▸ AIM:
Report each line of the data that has "code" somewhere in it.

▸ ENTRIES SUPPLIED:
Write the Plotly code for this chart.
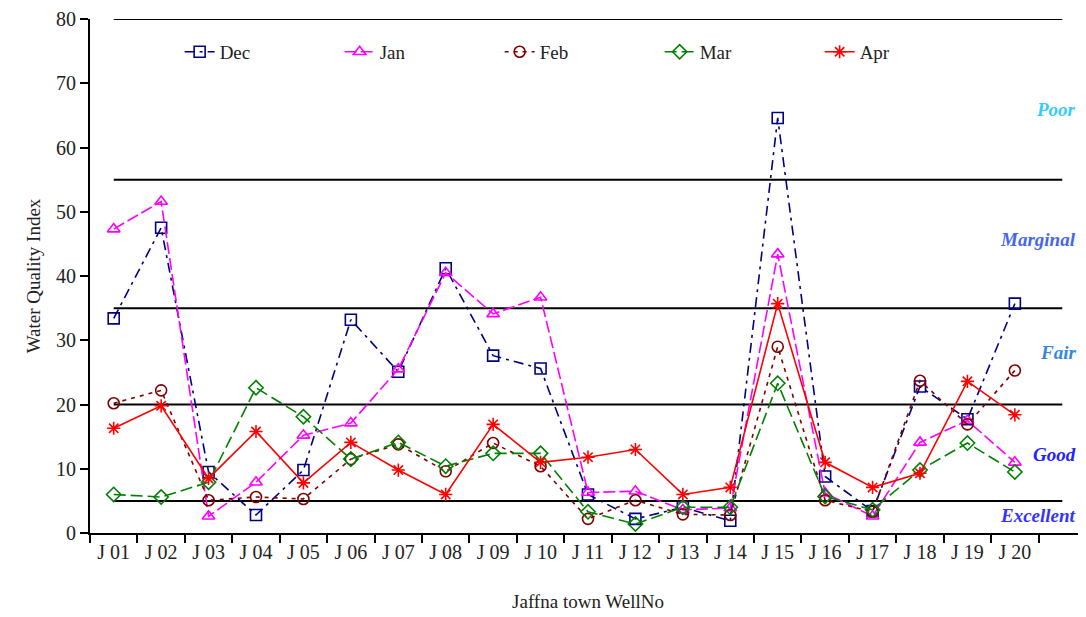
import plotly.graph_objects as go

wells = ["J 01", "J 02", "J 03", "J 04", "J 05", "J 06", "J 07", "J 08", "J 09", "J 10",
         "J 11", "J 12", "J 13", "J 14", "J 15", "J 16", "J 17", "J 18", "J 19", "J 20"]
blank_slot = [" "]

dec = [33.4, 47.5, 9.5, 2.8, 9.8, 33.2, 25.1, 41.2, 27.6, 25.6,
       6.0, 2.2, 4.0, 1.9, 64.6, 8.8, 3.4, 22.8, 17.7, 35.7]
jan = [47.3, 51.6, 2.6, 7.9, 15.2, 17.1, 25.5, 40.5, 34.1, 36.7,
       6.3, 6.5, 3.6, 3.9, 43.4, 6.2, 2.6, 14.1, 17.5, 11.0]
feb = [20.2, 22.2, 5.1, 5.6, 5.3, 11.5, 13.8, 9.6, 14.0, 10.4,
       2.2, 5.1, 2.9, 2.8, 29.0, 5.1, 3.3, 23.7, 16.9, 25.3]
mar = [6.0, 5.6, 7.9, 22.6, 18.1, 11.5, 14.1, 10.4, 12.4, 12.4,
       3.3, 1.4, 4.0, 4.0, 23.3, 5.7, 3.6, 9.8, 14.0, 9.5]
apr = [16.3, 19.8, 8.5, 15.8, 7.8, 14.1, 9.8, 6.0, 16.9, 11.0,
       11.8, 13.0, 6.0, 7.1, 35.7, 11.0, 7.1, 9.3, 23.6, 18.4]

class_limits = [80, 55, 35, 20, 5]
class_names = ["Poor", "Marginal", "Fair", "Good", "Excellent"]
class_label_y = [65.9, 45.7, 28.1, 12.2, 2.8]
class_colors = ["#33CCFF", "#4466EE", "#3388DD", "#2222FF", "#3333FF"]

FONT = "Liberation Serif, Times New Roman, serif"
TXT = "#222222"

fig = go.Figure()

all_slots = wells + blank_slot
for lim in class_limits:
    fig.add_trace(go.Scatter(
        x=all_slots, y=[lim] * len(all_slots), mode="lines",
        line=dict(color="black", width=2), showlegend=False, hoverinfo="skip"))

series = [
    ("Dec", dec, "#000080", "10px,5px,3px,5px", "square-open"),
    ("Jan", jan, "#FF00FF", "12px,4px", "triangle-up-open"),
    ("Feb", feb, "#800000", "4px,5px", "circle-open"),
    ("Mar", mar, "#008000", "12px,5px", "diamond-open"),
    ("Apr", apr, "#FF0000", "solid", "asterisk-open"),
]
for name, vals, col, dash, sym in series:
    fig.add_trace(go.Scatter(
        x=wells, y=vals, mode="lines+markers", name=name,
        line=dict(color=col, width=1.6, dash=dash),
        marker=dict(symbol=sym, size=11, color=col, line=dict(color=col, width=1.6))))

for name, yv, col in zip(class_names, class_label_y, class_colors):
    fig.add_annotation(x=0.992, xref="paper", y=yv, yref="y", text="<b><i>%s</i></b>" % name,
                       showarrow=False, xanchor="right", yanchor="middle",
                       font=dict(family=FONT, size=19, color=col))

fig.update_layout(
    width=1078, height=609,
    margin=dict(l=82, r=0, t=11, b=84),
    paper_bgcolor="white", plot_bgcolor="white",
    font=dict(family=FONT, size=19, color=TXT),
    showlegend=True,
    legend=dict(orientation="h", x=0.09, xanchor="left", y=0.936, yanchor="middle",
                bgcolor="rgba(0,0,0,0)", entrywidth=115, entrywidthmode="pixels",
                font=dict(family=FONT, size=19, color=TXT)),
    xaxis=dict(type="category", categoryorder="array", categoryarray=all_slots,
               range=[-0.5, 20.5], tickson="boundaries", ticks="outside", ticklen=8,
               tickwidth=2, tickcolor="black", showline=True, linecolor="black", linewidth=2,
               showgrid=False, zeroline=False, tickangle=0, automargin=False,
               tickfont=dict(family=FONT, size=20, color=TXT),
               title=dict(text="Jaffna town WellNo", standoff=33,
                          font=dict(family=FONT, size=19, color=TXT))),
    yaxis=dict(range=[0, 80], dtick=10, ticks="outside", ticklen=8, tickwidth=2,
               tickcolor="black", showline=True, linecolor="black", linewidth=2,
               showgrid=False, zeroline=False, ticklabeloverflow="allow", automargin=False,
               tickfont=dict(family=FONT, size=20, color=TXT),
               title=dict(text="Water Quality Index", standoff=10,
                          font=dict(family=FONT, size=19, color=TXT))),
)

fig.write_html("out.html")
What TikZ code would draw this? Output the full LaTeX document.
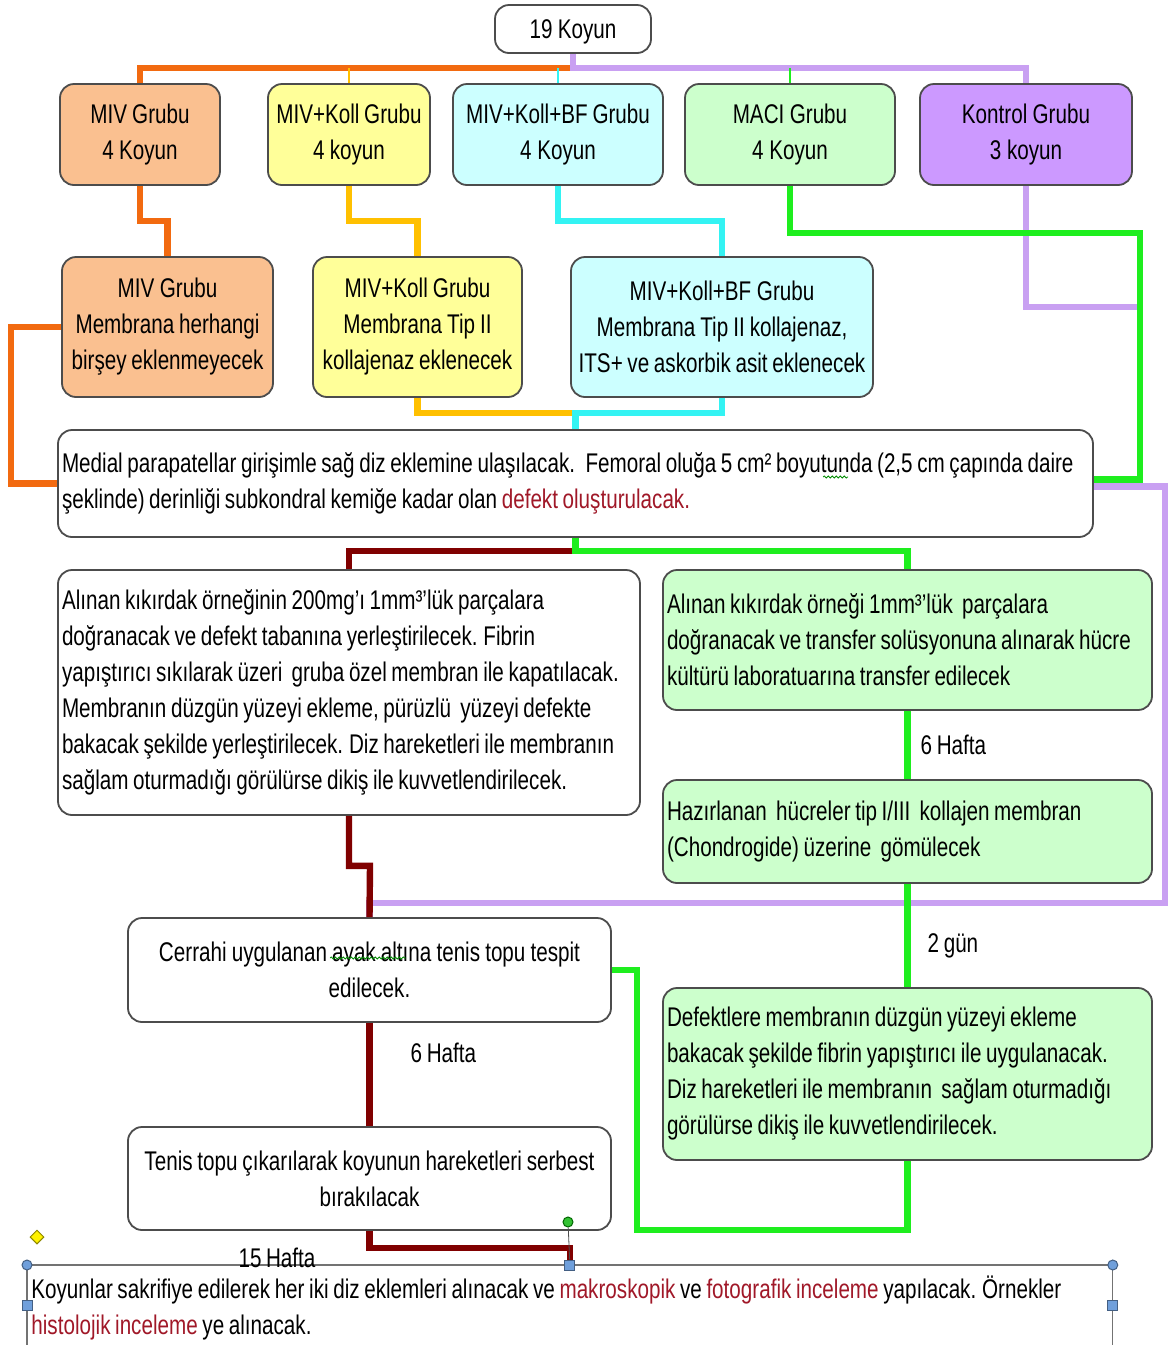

▸ IN RESPONSE:
Write the Plotly code for this chart.
What TikZ code would draw this? Output the full LaTeX document.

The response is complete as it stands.